«ГАМЛЕТ НА РОССИЙСКОМ ПРЕСТОЛЕ»

«ГАМЛЕТ НА РОССИЙСКОМ ПРЕСТОЛЕ»

За ней царить стал Павел,

Мальтийский кавалер,

Но не совсем он правил

На рыцарский манер.

А. К. Толстой

Ужели к тем годам мы снова обратимся,

Когда никто не смел отечество назвать

И в рабстве ползали и люди и печать!

А. С. Пушкин

Хотя Павел и «простил» Новикова и Радищева (очевидно, в пику своей покойной матушке), к печатному слову он относился крайне подозрительно; он оставил в силе предсмертное распоряжение Екатерины, которым она отменила свой прежний указ 1783 года о «вольных типографиях»: все пять лет его царствования они так и простояли опечатанными. Более того, 4 июля 1797 года он выпустил указ, по которому цензура всех книг переходила в руки высшего правительства: «Государь Император высочайше повелеть соизволил: книги, цензурою признаваемые недозволенными, представлять на рассмотрение Совета (Его Величества)». На таможнях была устроена строжайшая цензура иностранных книг, журналов и газет: одно время им было предписано не пропускать ни одного иностранного издания, хотя бы оно содержало панегирик Павлу. Как изящно выразился позднее в своих воспоминаниях литератор Фёдор Вигель, в пятилетие павловского царствования писатели старались «существовать неприметным образом»[8].

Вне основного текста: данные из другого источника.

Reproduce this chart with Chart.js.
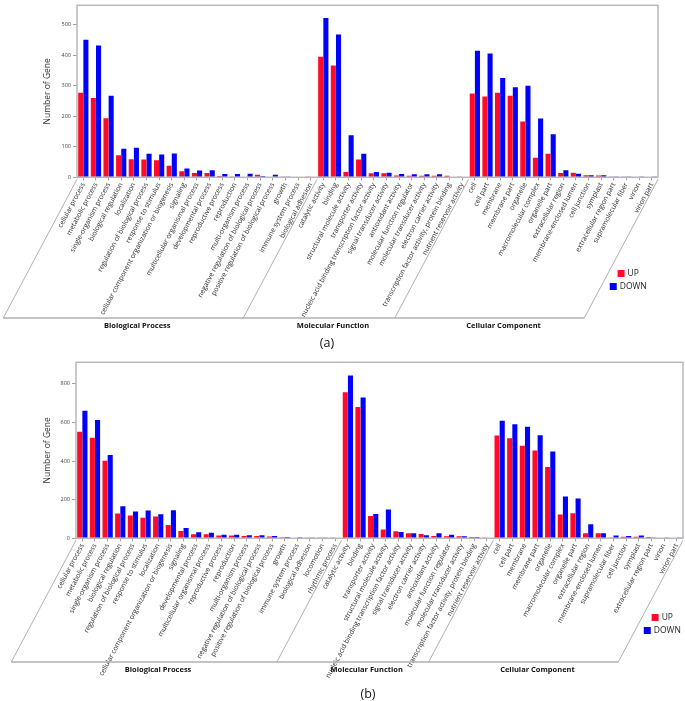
<!DOCTYPE html>
<html><head><meta charset="utf-8">
<script src="https://cdn.jsdelivr.net/npm/chart.js@4.4.0/dist/chart.umd.min.js"></script>
<style>
html,body{margin:0;padding:0;background:#fff;width:685px;height:701px;overflow:hidden;font-family:"Open Sans",sans-serif}
.wrap{position:absolute;left:0;width:685px}
.cap{position:absolute;font-size:12.5px;color:#111;transform:translate(-50%,-50%);white-space:nowrap}
</style></head><body>
<div class="wrap" style="top:0;height:340px"><canvas id="ca" width="685" height="340" style="width:685px;height:340px"></canvas></div>
<div class="wrap" style="top:345px;height:356px"><canvas id="cb" width="685" height="356" style="width:685px;height:356px"></canvas></div>
<div class="cap" style="left:327px;top:342px">(a)</div>
<div class="cap" style="left:368px;top:693px">(b)</div>
<script>
// ---------- data ----------
const groupNames = ['Biological Process', 'Molecular Function', 'Cellular Component'];
const seriesNames = ['UP', 'DOWN'];

// (a)
const bpTermsA = ['cellular process','metabolic process','single-organism process','biological regulation','localization','regulation of biological process','response to stimulus','cellular component organization or biogenesis','signaling','multicellular organismal process','developmental process','reproductive process','reproduction','multi-organism process','negative regulation of biological process','positive regulation of biological process','growth','immune system process','biological adhesion'];
const mfTermsA = ['catalytic activity','binding','structural molecule activity','transporter activity','nucleic acid binding transcription factor activity','signal transducer activity','antioxidant activity','molecular function regulator','molecular transducer activity','electron carrier activity','transcription factor activity, protein binding','nutrient reservoir activity'];
const ccTermsA = ['cell','cell part','membrane','membrane part','organelle','macromolecular complex','organelle part','extracellular region','membrane-enclosed lumen','cell junction','symplast','extracellular region part','supramolecular fiber','virion','virion part'];
const bpUpA   = [277, 260, 194, 72, 59, 58, 56, 38, 20, 14, 14, 4, 3, 0, 8, 0, 1, 0, 1];
const bpDownA = [451, 432, 267, 94, 97, 77, 75, 78, 29, 22, 23, 11, 11, 12, 4, 8, 1, 2, 0];
const mfUpA   = [395, 367, 17, 58, 13, 13, 6, 5, 5, 5, 5, 1];
const mfDownA = [522, 468, 138, 77, 17, 15, 11, 10, 10, 10, 2, 0];
const ccUpA   = [275, 265, 277, 267, 183, 64, 77, 14, 15, 7, 6, 1, 1, 0, 0];
const ccDownA = [415, 406, 326, 295, 300, 193, 141, 23, 12, 7, 7, 1, 3, 1, 1];
const yTickStepA = 100;

// (b)
const bpTermsB = ['cellular process','metabolic process','single-organism process','biological regulation','regulation of biological process','response to stimulus','localization','cellular component organization or biogenesis','signaling','developmental process','multicellular organismal process','reproductive process','reproduction','multi-organism process','negative regulation of biological process','positive regulation of biological process','growth','immune system process','biological adhesion','locomotion','rhythmic process'];
const mfTermsB = ['catalytic activity','binding','transporter activity','structural molecule activity','nucleic acid binding transcription factor activity','signal transducer activity','electron carrier activity','antioxidant activity','molecular function regulator','molecular transducer activity','transcription factor activity, protein binding','nutrient reservoir activity'];
const ccTermsB = ['cell','cell part','membrane','membrane part','organelle','macromolecular complex','organelle part','extracellular region','membrane-enclosed lumen','supramolecular fiber','cell junction','symplast','extracellular region part','virion','virion part'];
const bpUpB   = [552, 521, 402, 128, 118, 106, 113, 69, 38, 21, 21, 14, 14, 12, 12, 9, 5, 0, 1, 1, 1];
const bpDownB = [661, 613, 431, 166, 139, 144, 125, 145, 54, 31, 29, 19, 19, 16, 16, 12, 7, 5, 1, 1, 0];
const mfUpB   = [757, 681, 116, 45, 36, 26, 22, 12, 10, 10, 7, 1];
const mfDownB = [843, 729, 126, 149, 33, 26, 16, 26, 19, 10, 7, 0];
const ccUpB   = [533, 519, 480, 455, 370, 123, 130, 26, 26, 1, 8, 8, 7, 0, 0];
const ccDownB = [609, 591, 578, 534, 450, 217, 206, 73, 26, 15, 12, 14, 1, 1, 1];
const yTickStepB = 200;

// ---------- drawing ----------
const FONT = '"Open Sans", "Noto Sans", sans-serif';
const RED = '#ff0a2a', BLUE = '#0000ff';
const ANGLE = 62;

const decor = {
  id: 'decor',
  afterDraw(chart, args, o) {
    const {ctx, chartArea: a, scales: {x}} = chart;
    ctx.save();
    ctx.strokeStyle = '#b8b8b8'; ctx.lineWidth = 1.5;
    ctx.strokeRect(a.left, a.top, a.right - a.left, a.bottom - a.top);
    const cot = 1 / Math.tan(ANGLE * Math.PI / 180);
    const topY = a.bottom + 2, baseY = a.bottom + o.depth, dx = (baseY - topY) * cot;
    const bounds = [a.left];
    let k = 0;
    for (let g = 0; g < o.sizes.length - 1; g++) {
      k += o.sizes[g];
      bounds.push((x.getPixelForValue(k - 1) + x.getPixelForValue(k)) / 2);
    }
    bounds.push(a.right);
    ctx.strokeStyle = '#9a9a9a'; ctx.lineWidth = 0.8;
    ctx.beginPath();
    bounds.forEach(b => { ctx.moveTo(b, topY); ctx.lineTo(b - dx, baseY); });
    ctx.stroke();
    ctx.strokeStyle = '#b0b0b0'; ctx.lineWidth = 1.6;
    ctx.beginPath();
    ctx.moveTo(bounds[0] - dx, baseY); ctx.lineTo(bounds[bounds.length - 1] - dx, baseY);
    ctx.stroke();
    ctx.fillStyle = '#111'; ctx.font = 'bold 7.5px ' + FONT;
    ctx.textAlign = 'center'; ctx.textBaseline = 'middle';
    for (let g = 0; g < groupNames.length; g++) {
      ctx.fillText(groupNames[g], (bounds[g] + bounds[g + 1]) / 2 - dx + 14, baseY + 8);
    }
    // legend
    const lx = bounds[bounds.length - 1] - dx + 44;
    const ys = [baseY - 44.5, baseY - 31.5];
    const cols = [RED, BLUE];
    ctx.font = '8.5px ' + FONT; ctx.textAlign = 'left';
    seriesNames.forEach((n, i) => {
      const w = 7 + 3 + ctx.measureText(n).width;
      const sx = lx - w / 2;
      ctx.fillStyle = cols[i];
      ctx.fillRect(sx, ys[i] - 3.5, 7, 7);
      ctx.fillStyle = '#222';
      ctx.fillText(n, sx + 10, ys[i] + 0.5);
    });
    ctx.restore();
  }
};

function makeChart(id, labels, up, down, sizes, yMax, step, box, depth) {
  const canvas = document.getElementById(id);
  const H = canvas.height;
  return new Chart(canvas, {
    type: 'bar',
    data: {
      labels,
      datasets: [
        {label: seriesNames[0], data: up, backgroundColor: RED, borderWidth: 0, categoryPercentage: 0.82, barPercentage: 0.98},
        {label: seriesNames[1], data: down, backgroundColor: BLUE, borderWidth: 0, categoryPercentage: 0.82, barPercentage: 0.98}
      ]
    },
    options: {
      responsive: false, animation: false, devicePixelRatio: 1,
      layout: {autoPadding: false, padding: {left: 0, top: box.top, right: canvas.width - box.right, bottom: 0}},
      plugins: {legend: {display: false}, tooltip: {enabled: false}, decor: {sizes, depth}},
      scales: {
        x: {
          offset: true,
          grid: {display: true, drawOnChartArea: false, offset: false, tickLength: 3, color: '#888', tickWidth: 0.8},
          border: {display: false},
          ticks: {autoSkip: false, minRotation: ANGLE, maxRotation: ANGLE, padding: 1, color: '#2a2a2a', font: {family: FONT, size: 6.9}},
          afterFit: s => { s.height = H - box.bottom; }
        },
        y: {
          min: 0, max: yMax,
          grid: {display: true, drawOnChartArea: false, tickLength: 4, color: '#888', tickWidth: 0.8},
          border: {display: false},
          ticks: {stepSize: step, includeBounds: false, padding: 2, color: '#444', font: {family: FONT, size: 5.5}},
          title: {display: true, text: 'Number of Gene', color: '#333', font: {family: FONT, size: 8.5}, padding: {top: 42, bottom: 0}},
          afterFit: s => { s.width = box.left; }
        }
      }
    },
    plugins: [decor]
  });
}

makeChart('ca', [...bpTermsA, ...mfTermsA, ...ccTermsA], [...bpUpA, ...mfUpA, ...ccUpA], [...bpDownA, ...mfDownA, ...ccDownA],
  [bpTermsA.length, mfTermsA.length, ccTermsA.length], 564, yTickStepA, {left: 77, right: 658, top: 1.7, bottom: 177.3}, 140.7);
makeChart('cb', [...bpTermsB, ...mfTermsB, ...ccTermsB], [...bpUpB, ...mfUpB, ...ccUpB], [...bpDownB, ...mfDownB, ...ccDownB],
  [bpTermsB.length, mfTermsB.length, ccTermsB.length], 912, yTickStepB, {left: 76, right: 683, top: 17.3, bottom: 193.3}, 123.7);
</script>
</body></html>
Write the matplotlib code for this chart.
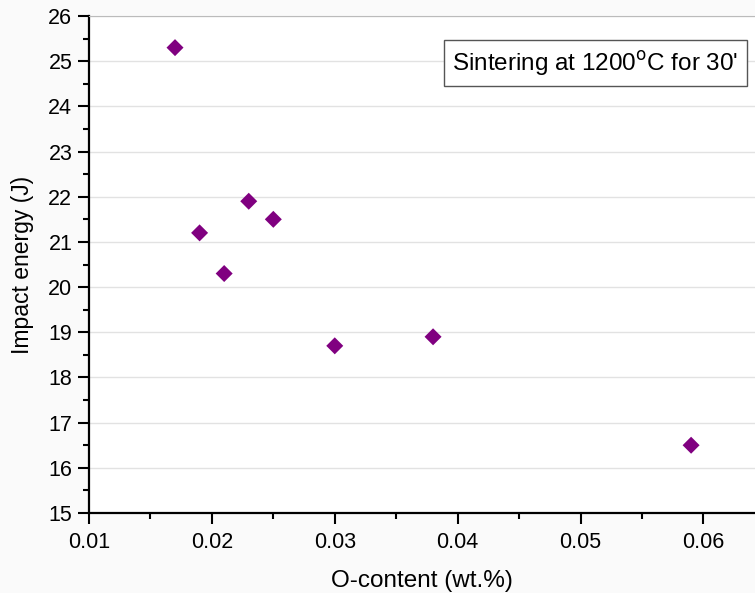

По Высочайшему повелению 1797 года предписано было вместо слова «врач» писать «лекарь», вместо «граждане» — «жители», «обыватели», вместо «отечество» — «государство», а слово «общество» вообще было запрещено.

В своих воспоминаниях «Достопамятный год жизни» драматург Август Коцебу, служивший одно время в России (тот самый, позднее убитый студентом Зандом, которого за это воспел в своём «Кинжале» Пушкин), приводит такие цензурные анекдоты: «Слово „республика“ не должно было встречаться в моей драме „Октавия“. Антоний не смел говорить — „умираю свободным римлянином“. Равным образом необходимо было исключить вредную мысль, что „икра получается из России“ и что „Россия страна отдалённая“… Сколько раз я потешался глупостью цензора в Риге (Туманского), совершенно тупого человека, который, например, в моей пьесе „Примирение“ вычеркнул слова сапожника: „Я отправляюсь в Россию; говорят, там холоднее здешнего!“ (он сгорал безнадёжною любовью) — и заменил их следующими: „Я уезжаю в Россию, там только одни честные люди!“ Я не предполагал тогда, что в Петербурге будут когда-либо из страха делать то же самое, что Туманский по глупости делал в Риге»[9].